::: Data shown
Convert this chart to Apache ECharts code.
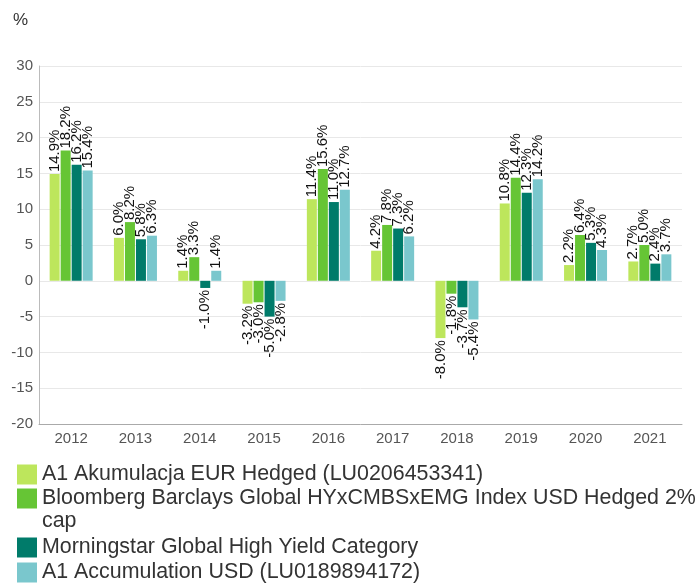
<!DOCTYPE html>
<html>
<head>
<meta charset="utf-8">
<script src="https://cdn.jsdelivr.net/npm/echarts@6/dist/echarts.min.js"></script>
<style>html,body{margin:0;padding:0;background:#fff}#c{width:698px;height:583px}</style>
</head>
<body>
<div id="c"></div>
<script>
var years = ['2012','2013','2014','2015','2016','2017','2018','2019','2020','2021'];
var seriesNames = [
  'A1 Akumulacja EUR Hedged (LU0206453341)',
  'Bloomberg Barclays Global HYxCMBSxEMG Index USD Hedged 2% cap',
  'Morningstar Global High Yield Category',
  'A1 Accumulation USD (LU0189894172)'
];
var fundEUR   = [14.9, 6.0, 1.4, -3.2, 11.4, 4.2, -8.0, 10.8, 2.2, 2.7];
var benchmark = [18.2, 8.2, 3.3, -3.0, 15.6, 7.8, -1.8, 14.4, 6.4, 5.0];
var category  = [16.2, 5.8, -1.0, -5.0, 11.0, 7.3, -3.7, 12.3, 5.3, 2.4];
var fundUSD   = [15.4, 6.3, 1.4, -2.8, 12.7, 6.2, -5.4, 14.2, 4.3, 3.7];
var colors = ['#bde65c', '#66c535', '#007b6a', '#7ac7cd'];
var yTicks = {min: -20, max: 30, interval: 5};

var allData = [fundEUR, benchmark, category, fundUSD];
var FONT = 'Liberation Sans, Arial, sans-serif';

function makeData(arr){
  return arr.map(function(v){
    var neg = v < 0;
    return {
      value: v,
      label: {
        position: neg ? 'bottom' : 'top',
        align: neg ? 'right' : 'left',
        verticalAlign: 'middle'
      }
    };
  });
}

var series = allData.map(function(arr, i){
  return {
    name: seriesNames[i],
    type: 'bar',
    barWidth: 10,
    barGap: '10%',
    itemStyle: {color: colors[i]},
    label: {
      show: true,
      rotate: 90,
      distance: 2,
      fontSize: 15,
      color: '#111',
      fontFamily: FONT,
      formatter: function(p){ return p.value.toFixed(1) + '%'; }
    },
    data: makeData(arr)
  };
});

var legendTops = [463, 464, 536, 561];
var legends = seriesNames.map(function(n, i){
  return {
    orient: 'vertical',
    left: 17,
    top: legendTops[i],
    padding: 0,
    itemWidth: 20,
    itemHeight: 20,
    icon: 'rect',
    selectedMode: false,
    data: [{name: n}],
    textStyle: {fontSize: 21.4, color: '#333', fontFamily: FONT, lineHeight: 23},
    formatter: i === 1 ? function(name){ return ' \n' + name.replace(' cap', '\ncap'); } : '{name}'
  };
});

var chart = echarts.init(document.getElementById('c'), null, {renderer: 'canvas'});
chart.setOption({
  animation: false,
  textStyle: {fontFamily: FONT},
  grid: {left: 39, right: 16, top: 66, bottom: 159, containLabel: false},
  graphic: [{
    type: 'text', left: 13, top: 12,
    style: {text: '%', fontSize: 17, fill: '#333', fontFamily: FONT}
  }],
  legend: legends,
  xAxis: {
    type: 'category',
    data: years,
    axisLine: {onZero: false, lineStyle: {color: '#aaa'}},
    axisTick: {show: false},
    axisLabel: {color: '#555', fontSize: 15, margin: 7}
  },
  yAxis: {
    type: 'value',
    min: yTicks.min, max: yTicks.max, interval: yTicks.interval,
    axisLine: {show: true, lineStyle: {color: '#bbb'}},
    axisTick: {show: false},
    axisLabel: {color: '#555', fontSize: 15, margin: 6},
    splitLine: {lineStyle: {color: '#e8e8e8'}}
  },
  series: series
});
</script>
</body>
</html>
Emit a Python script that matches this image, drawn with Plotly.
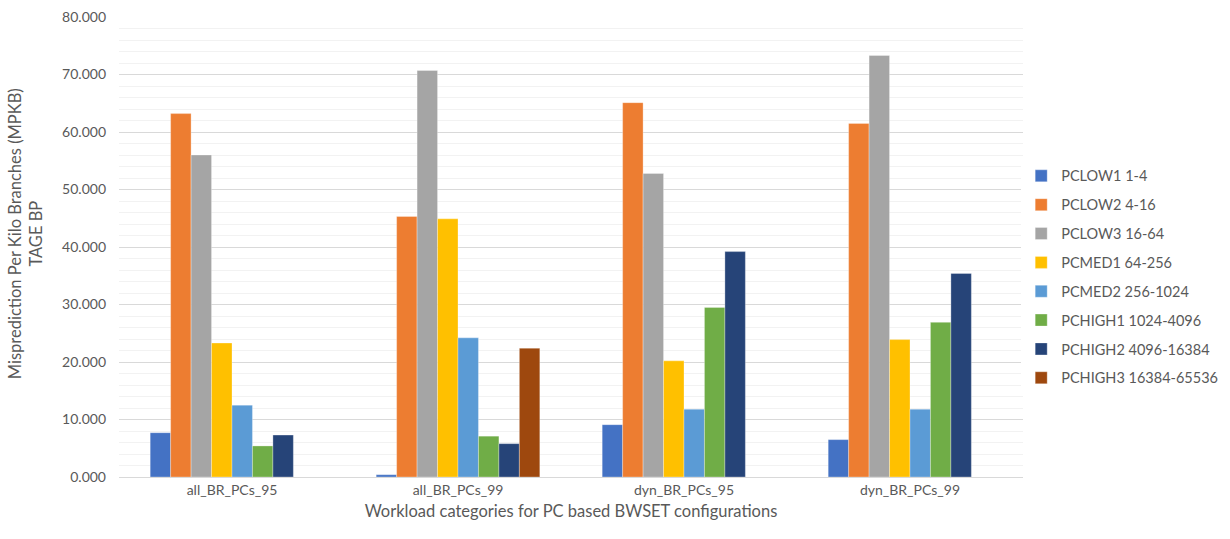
import plotly.graph_objects as go

categories = ["all_BR_PCs_95", "all_BR_PCs_99", "dyn_BR_PCs_95", "dyn_BR_PCs_99"]

series_names = [
    "PCLOW1 1-4",
    "PCLOW2 4-16",
    "PCLOW3 16-64",
    "PCMED1 64-256",
    "PCMED2 256-1024",
    "PCHIGH1 1024-4096",
    "PCHIGH2 4096-16384",
    "PCHIGH3 16384-65536",
]

pclow1 = [7.7, 0.4, 9.1, 6.5]
pclow2 = [63.2, 45.3, 65.1, 61.5]
pclow3 = [56.0, 70.7, 52.8, 73.3]
pcmed1 = [23.3, 44.9, 20.2, 23.9]
pcmed2 = [12.5, 24.2, 11.8, 11.8]
pchigh1 = [5.4, 7.1, 29.5, 26.9]
pchigh2 = [7.3, 5.8, 39.2, 35.4]
pchigh3 = [None, 22.4, None, None]

series_values = [pclow1, pclow2, pclow3, pcmed1, pcmed2, pchigh1, pchigh2, pchigh3]

colors = ["#4472C4", "#ED7D31", "#A5A5A5", "#FFC000",
          "#5B9BD5", "#70AD47", "#264478", "#9E480E"]

FONT = "Lato"
GREY = "#595959"

fig = go.Figure()
for i, (name, vals, col) in enumerate(zip(series_names, series_values, colors)):
    fig.add_trace(go.Bar(
        x=categories, y=vals, name=name,
        marker=dict(color=col, line=dict(color="rgba(255,255,255,0.5)", width=0.6)),
        legendgroup=f"g{i}",
    ))

fig.update_layout(
    width=1230, height=539,
    margin=dict(l=119, r=207, t=17, b=62, autoexpand=False),
    paper_bgcolor="white", plot_bgcolor="white",
    barmode="group", bargap=0.276, bargroupgap=0,
    font=dict(family=FONT, color=GREY, size=14),
    legend=dict(
        x=0.998, xanchor="left", y=0.435, yanchor="middle",
        font=dict(family=FONT, size=14.5, color=GREY),
        tracegroupgap=7, traceorder="grouped",
        itemwidth=30,
    ),
    showlegend=True,
)

fig.update_yaxes(
    range=[0, 80], dtick=10, tickformat=".3f",
    showgrid=True, gridcolor="#D9D9D9", gridwidth=1,
    minor=dict(dtick=2, showgrid=True, gridcolor="#F2F2F2", gridwidth=1),
    zeroline=False, showline=False, ticks="",
    tickfont=dict(family=FONT, size=14, color=GREY),
    ticklabelstandoff=12,
)

fig.update_xaxes(
    showline=True, linecolor="#D9D9D9", linewidth=1, ticks="",
    tickfont=dict(family=FONT, size=14, color=GREY),
    title=dict(text="Workload categories for PC based BWSET configurations",
               font=dict(family=FONT, size=16.5, color=GREY), standoff=8),
)

fig.add_annotation(
    xref="paper", yref="paper", x=-0.104, y=0.53,
    xanchor="center", yanchor="middle", textangle=-90, showarrow=False,
    text="Misprediction Per Kilo Branches (MPKB)<br>TAGE BP",
    font=dict(family=FONT, size=16.5, color=GREY),
)

fig.write_html("out.html")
::::::
Your goal> Do not include images; quote all of the entries above exactly.

Problem solution>
Convert this chart to Apache ECharts code.
<!DOCTYPE html>
<html>
<head>
<meta charset="utf-8">
<script src="https://cdn.jsdelivr.net/npm/echarts@6/dist/echarts.min.js"></script>
<style>html,body{margin:0;padding:0;background:#fff}#c{width:698px;height:583px}</style>
</head>
<body>
<div id="c"></div>
<script>
var years = ['2012','2013','2014','2015','2016','2017','2018','2019','2020','2021'];
var seriesNames = [
  'A1 Akumulacja EUR Hedged (LU0206453341)',
  'Bloomberg Barclays Global HYxCMBSxEMG Index USD Hedged 2% cap',
  'Morningstar Global High Yield Category',
  'A1 Accumulation USD (LU0189894172)'
];
var fundEUR   = [14.9, 6.0, 1.4, -3.2, 11.4, 4.2, -8.0, 10.8, 2.2, 2.7];
var benchmark = [18.2, 8.2, 3.3, -3.0, 15.6, 7.8, -1.8, 14.4, 6.4, 5.0];
var category  = [16.2, 5.8, -1.0, -5.0, 11.0, 7.3, -3.7, 12.3, 5.3, 2.4];
var fundUSD   = [15.4, 6.3, 1.4, -2.8, 12.7, 6.2, -5.4, 14.2, 4.3, 3.7];
var colors = ['#bde65c', '#66c535', '#007b6a', '#7ac7cd'];
var yTicks = {min: -20, max: 30, interval: 5};

var allData = [fundEUR, benchmark, category, fundUSD];
var FONT = 'Liberation Sans, Arial, sans-serif';

function makeData(arr){
  return arr.map(function(v){
    var neg = v < 0;
    return {
      value: v,
      label: {
        position: neg ? 'bottom' : 'top',
        align: neg ? 'right' : 'left',
        verticalAlign: 'middle'
      }
    };
  });
}

var series = allData.map(function(arr, i){
  return {
    name: seriesNames[i],
    type: 'bar',
    barWidth: 10,
    barGap: '10%',
    itemStyle: {color: colors[i]},
    label: {
      show: true,
      rotate: 90,
      distance: 2,
      fontSize: 15,
      color: '#111',
      fontFamily: FONT,
      formatter: function(p){ return p.value.toFixed(1) + '%'; }
    },
    data: makeData(arr)
  };
});

var legendTops = [463, 464, 536, 561];
var legends = seriesNames.map(function(n, i){
  return {
    orient: 'vertical',
    left: 17,
    top: legendTops[i],
    padding: 0,
    itemWidth: 20,
    itemHeight: 20,
    icon: 'rect',
    selectedMode: false,
    data: [{name: n}],
    textStyle: {fontSize: 21.4, color: '#333', fontFamily: FONT, lineHeight: 23},
    formatter: i === 1 ? function(name){ return ' \n' + name.replace(' cap', '\ncap'); } : '{name}'
  };
});

var chart = echarts.init(document.getElementById('c'), null, {renderer: 'canvas'});
chart.setOption({
  animation: false,
  textStyle: {fontFamily: FONT},
  grid: {left: 39, right: 16, top: 66, bottom: 159, containLabel: false},
  graphic: [{
    type: 'text', left: 13, top: 12,
    style: {text: '%', fontSize: 17, fill: '#333', fontFamily: FONT}
  }],
  legend: legends,
  xAxis: {
    type: 'category',
    data: years,
    axisLine: {onZero: false, lineStyle: {color: '#aaa'}},
    axisTick: {show: false},
    axisLabel: {color: '#555', fontSize: 15, margin: 7}
  },
  yAxis: {
    type: 'value',
    min: yTicks.min, max: yTicks.max, interval: yTicks.interval,
    axisLine: {show: true, lineStyle: {color: '#bbb'}},
    axisTick: {show: false},
    axisLabel: {color: '#555', fontSize: 15, margin: 6},
    splitLine: {lineStyle: {color: '#e8e8e8'}}
  },
  series: series
});
</script>
</body>
</html>
Emit a Python script that matches this image, drawn with Plotly.
import plotly.graph_objects as go

categories = ["all_BR_PCs_95", "all_BR_PCs_99", "dyn_BR_PCs_95", "dyn_BR_PCs_99"]

series_names = [
    "PCLOW1 1-4",
    "PCLOW2 4-16",
    "PCLOW3 16-64",
    "PCMED1 64-256",
    "PCMED2 256-1024",
    "PCHIGH1 1024-4096",
    "PCHIGH2 4096-16384",
    "PCHIGH3 16384-65536",
]

pclow1 = [7.7, 0.4, 9.1, 6.5]
pclow2 = [63.2, 45.3, 65.1, 61.5]
pclow3 = [56.0, 70.7, 52.8, 73.3]
pcmed1 = [23.3, 44.9, 20.2, 23.9]
pcmed2 = [12.5, 24.2, 11.8, 11.8]
pchigh1 = [5.4, 7.1, 29.5, 26.9]
pchigh2 = [7.3, 5.8, 39.2, 35.4]
pchigh3 = [None, 22.4, None, None]

series_values = [pclow1, pclow2, pclow3, pcmed1, pcmed2, pchigh1, pchigh2, pchigh3]

colors = ["#4472C4", "#ED7D31", "#A5A5A5", "#FFC000",
          "#5B9BD5", "#70AD47", "#264478", "#9E480E"]

FONT = "Lato"
GREY = "#595959"

fig = go.Figure()
for i, (name, vals, col) in enumerate(zip(series_names, series_values, colors)):
    fig.add_trace(go.Bar(
        x=categories, y=vals, name=name,
        marker=dict(color=col, line=dict(color="rgba(255,255,255,0.5)", width=0.6)),
        legendgroup=f"g{i}",
    ))

fig.update_layout(
    width=1230, height=539,
    margin=dict(l=119, r=207, t=17, b=62, autoexpand=False),
    paper_bgcolor="white", plot_bgcolor="white",
    barmode="group", bargap=0.276, bargroupgap=0,
    font=dict(family=FONT, color=GREY, size=14),
    legend=dict(
        x=0.998, xanchor="left", y=0.435, yanchor="middle",
        font=dict(family=FONT, size=14.5, color=GREY),
        tracegroupgap=7, traceorder="grouped",
        itemwidth=30,
    ),
    showlegend=True,
)

fig.update_yaxes(
    range=[0, 80], dtick=10, tickformat=".3f",
    showgrid=True, gridcolor="#D9D9D9", gridwidth=1,
    minor=dict(dtick=2, showgrid=True, gridcolor="#F2F2F2", gridwidth=1),
    zeroline=False, showline=False, ticks="",
    tickfont=dict(family=FONT, size=14, color=GREY),
    ticklabelstandoff=12,
)

fig.update_xaxes(
    showline=True, linecolor="#D9D9D9", linewidth=1, ticks="",
    tickfont=dict(family=FONT, size=14, color=GREY),
    title=dict(text="Workload categories for PC based BWSET configurations",
               font=dict(family=FONT, size=16.5, color=GREY), standoff=8),
)

fig.add_annotation(
    xref="paper", yref="paper", x=-0.104, y=0.53,
    xanchor="center", yanchor="middle", textangle=-90, showarrow=False,
    text="Misprediction Per Kilo Branches (MPKB)<br>TAGE BP",
    font=dict(family=FONT, size=16.5, color=GREY),
)

fig.write_html("out.html")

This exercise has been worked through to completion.